Ripple has experienced significant success in the stablecoin sector since launching its Ripple USD (RLUSD) stablecoin in 2024.
With a market cap of $1.56 billion, it is considered a major regulated player in the market.
No doubt the platform was pleased to learn through its own survey that financial leaders were most bullish about stablecoins.
Roughly three-quarters of respondents believed they could boost cash-flow efficiency and unlock trapped working capital.
Ripple noted that finance leaders were thinking about stablecoins as more than “just a new way to execute payments”; instead, they viewed them as effective tools for treasury management.
In March 2026, Ripple began testing a new trade finance model built around RLUSD in a bid to increase the speed of cross-border payments.
The pilot initiative, developed alongside supply chain finance company Unloq [https://unloq.com], is running on the XRP Ledger inside a testing framework developed by the Monetary Authority of Singapore.
The Asian city-state is one of the platform’s biggest growth markets.
The idea behind the project is to see whether stablecoin-based settlement can streamline trade finance, too often hampered by reliance on intermediaries and slow reconciliation.
The only potential drawback is that if the initiative takes off, the Ripple to USD price could be negatively affected.
Ripple has always championed its native XRP token as a bridge asset, the “middleman” in the process of a financial institution turning dollars in the US into pounds in the UK, for example.
Ripple converts dollars into XRP and then back into pounds.
If RLUSD can do exactly the same thing, questions will be asked about XRP’s relevance.
That is a bridge Ripple will have to cross if it gets to that point.
Tokenisation Partners
Another interesting finding from Ripple’s survey is that most banks and asset managers are seeking tokenisation partners to help execute their strategies.

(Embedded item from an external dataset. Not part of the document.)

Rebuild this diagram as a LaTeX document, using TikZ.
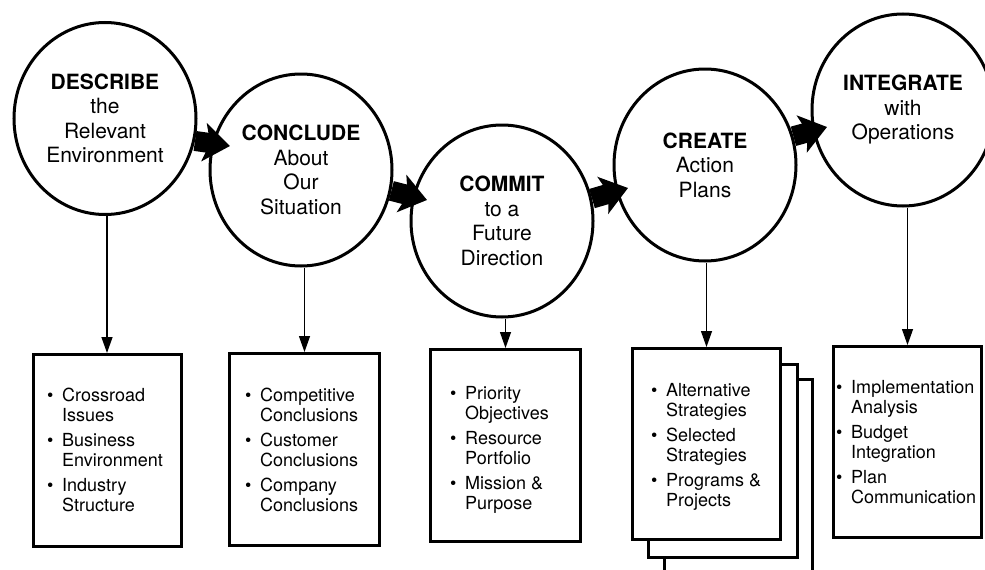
\documentclass[tikz,border=0pt]{standalone}
\usepackage{fontspec}
\setmainfont{TeX Gyre Heros}
\usetikzlibrary{shapes.geometric,arrows.meta,calc}
\newcommand\bul{\makebox[15pt][l]{\textbullet}}
\newcommand\ind{\hspace*{15pt}}
\begin{document}
\begin{tikzpicture}[x=1pt,y=-1pt,
  stage/.style={ellipse, draw, line width=3pt, fill=white, minimum width=182pt, minimum height=192pt, inner sep=0pt, align=center, font=\fontsize{21}{24.5}\selectfont},
  listbox/.style={draw, line width=3pt, fill=white, minimum width=148pt, minimum height=192pt, inner sep=0pt},
  listtext/.style={anchor=north west, inner sep=0pt, align=left, font=\fontsize{18}{20}\selectfont},
  fat/.style={line width=20pt, -{Stealth[length=26pt,width=38pt,inset=6pt]}},
  down/.style={line width=1.3pt, -{Triangle[length=16pt,width=11pt]}}
]
\useasboundingbox (0,0) rectangle (985,570);
\begin{scope}
\clip (0,0) rectangle (985,570);
\fill[white] (0,0) rectangle (985,570);

% stages
\node[stage] (c1) at (105,118.5) {\textbf{DESCRIBE}\\the\\Relevant\\Environment};
\node[stage] (c2) at (301,170) {\textbf{CONCLUDE}\\About\\Our\\Situation};
\node[stage] (c3) at (502,221) {\textbf{COMMIT}\\to a\\Future\\Direction};
\node[stage] (c4) at (705,165) {\textbf{CREATE}\\Action\\Plans};
\node[stage] (c5) at (903,110) {\textbf{INTEGRATE}\\with\\Operations};

% boxes
\node[listbox] (b1) at (107,450.5) {};
\node[listbox, minimum width=150pt] (b2) at (304.5,449.5) {};
\node[listbox, minimum width=150pt] (b3) at (505.5,445.5) {};
\node[listbox, minimum height=240pt] (s2) at (738.5,499.5) {};
\node[listbox, minimum width=149pt, minimum height=193pt] (s1) at (723,461) {};
\node[listbox, minimum height=191pt] (b4) at (706.5,444) {};
\node[listbox, minimum height=191pt] (b5) at (907.5,442) {};

% list texts
\node[listtext] (t1) at (47,387.7) {\rule{0pt}{14pt}\bul Crossroad\\\ind Issues\\[5pt]\bul Business\\\ind Environment\\[5pt]\bul Industry\\\ind Structure};
\node[listtext] (t2) at (245,387) {\rule{0pt}{14pt}\bul Competitive\\\ind Conclusions\\[5pt]\bul Customer\\\ind Conclusions\\[5pt]\bul Company\\\ind Conclusions};
\node[listtext] (t3) at (450,385) {\rule{0pt}{14pt}\bul Priority\\\ind Objectives\\[5pt]\bul Resource\\\ind Portfolio\\[5pt]\bul Mission \&\\\ind Purpose};
\node[listtext] (t4) at (651,382.7) {\rule{0pt}{14pt}\bul Alternative\\\ind Strategies\\[5pt]\bul Selected\\\ind Strategies\\[5pt]\bul Programs \&\\\ind Projects};
\node[listtext] (t5) at (836,379) {\rule{0pt}{14pt}\bul Implementation\\\ind Analysis\\[5pt]\bul Budget\\\ind Integration\\[5pt]\bul Plan\\\ind Communication};

% down arrows
\draw[down] (c1.south -| b1.north) -- (b1.north);
\draw[down] (c2.south -| b2.north) -- (b2.north);
\draw[down] (c3.south -| b3.north) -- (b3.north);
\draw[down] (c4.south -| b4.north) -- (b4.north);
\draw[down] (c5.south -| b5.north) -- (b5.north);

% fat arrows between stages
\coordinate (tip12) at (230,146);
\coordinate (tip23) at (427,200);
\coordinate (tip34) at (628,188);
\coordinate (tip45) at (827,127);
\draw[fat] (c1.-14) -- (tip12);
\draw[fat] (c2.-13) -- (tip23);
\draw[fat] (c3.14) -- (tip34);
\draw[fat] (c4.18) -- (tip45);
\end{scope}
\end{tikzpicture}
\end{document}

Some 89% of respondents said digital asset storage and custody were top priority. “Token servicing/lifecycle management also ranks highly for banks at 82%, while asset managers place greater emphasis on primary distribution at 80%,” Ripple found.
The survey also revealed that just more than half of fintechs and financial institutions want an infrastructure provider that can offer a “one-stop-shop solution”. This rose to 71% among corporate financial leaders.
Ripple attributes this to institutions and firms wanting uncomplicated, cohesive systems.
Infrastructure Rules
In its final analysis, Ripple says companies across the board are looking for partners and solutions that are “secure, compliant, battle-tested and that enable growth and execution”.
“The message is clear: infrastructure decisions made today will shape competitive positioning tomorrow.”
No surprise that this is precisely where Ripple is placing much of its focus.